Children, like adults, may require a specialized diet for a number of reasons. Diet plans that require counting carbohydrates can help children with diabetes. However, following a low-carb diet to lose weight may pose some problems for growing children. Consult your doctor before making substantial changes or alterations to your child’s diet.
Your child’s body uses carbohydrates from foods to produce simple sugars for energy. As the sugars enter your child’s bloodstream, his pancreas releases insulin, affecting his blood sugar level. Foods that contain high amounts of carbohydrates can lead to weight gain in many children and to dangerously high blood sugar levels in children with diabetes.
The Institute of Science recommends children of all ages consume 45 and 65 percent of their daily calories from carbohydrates. The exact amount of carbohydrates may vary, depending on the size and activity levels of individual children, but equals about 130g per day for average children.
Counting carbohydrates helps children with diabetes manage their condition. Children with diabetes often require frequent testing to monitor and regulate blood sugar levels. Keeping track of the foods your child consumes can help you and your doctor determine the correct amount of carbohydrates necessary to manage your child’s diabetes.
While carbohydrate counting plays an important role in diabetes management, overweight individuals often choose to limit carbohydrates an attempt to lose weight. Helping your child lose weight in a healthy manner requires providing a balance of nutritious foods from a variety of food sources. Carbohydrates are only one source of calories. Fats and proteins also contain calories that can lead to excess weight in children. Cutting out about 500 calories per day can help your child lose about a pound each week. Encouraging him to exercise more can improve his chances of healthy weight loss, as well as his level of fitness.

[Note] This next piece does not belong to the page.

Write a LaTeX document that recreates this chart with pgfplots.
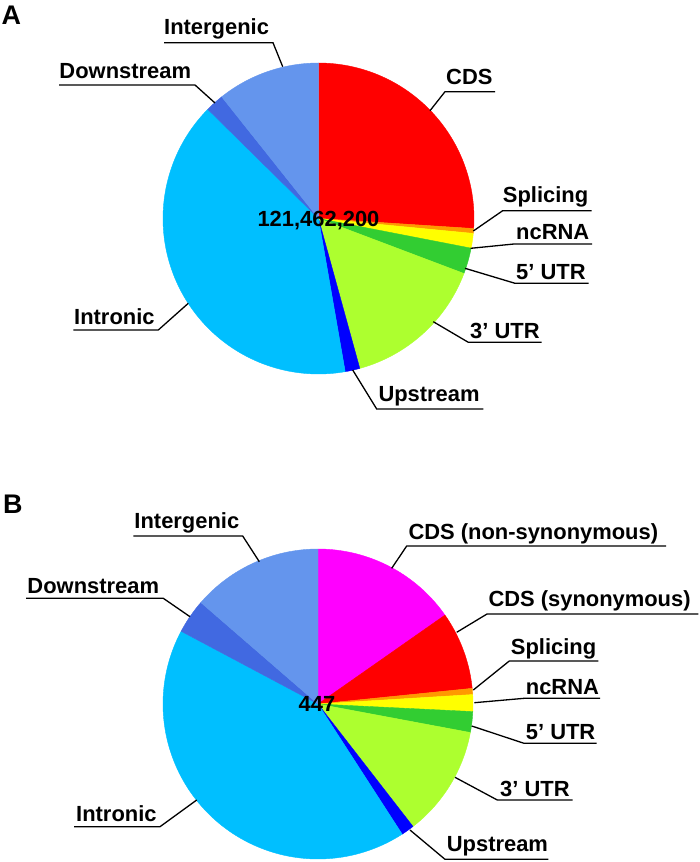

Don’t severely restrict your child’s carbohydrates without specific directions from his doctor. While limiting carbohydrates can help manage diabetes, restricting carbohydrates to promote weight loss may lead to nutritional deficiencies. Choose nutrient-dense sources of carbohydrates, such as fresh fruit, whole grains, dairy products and vegetables to help ensure your child consumes adequate amounts of vitamins, minerals and fiber.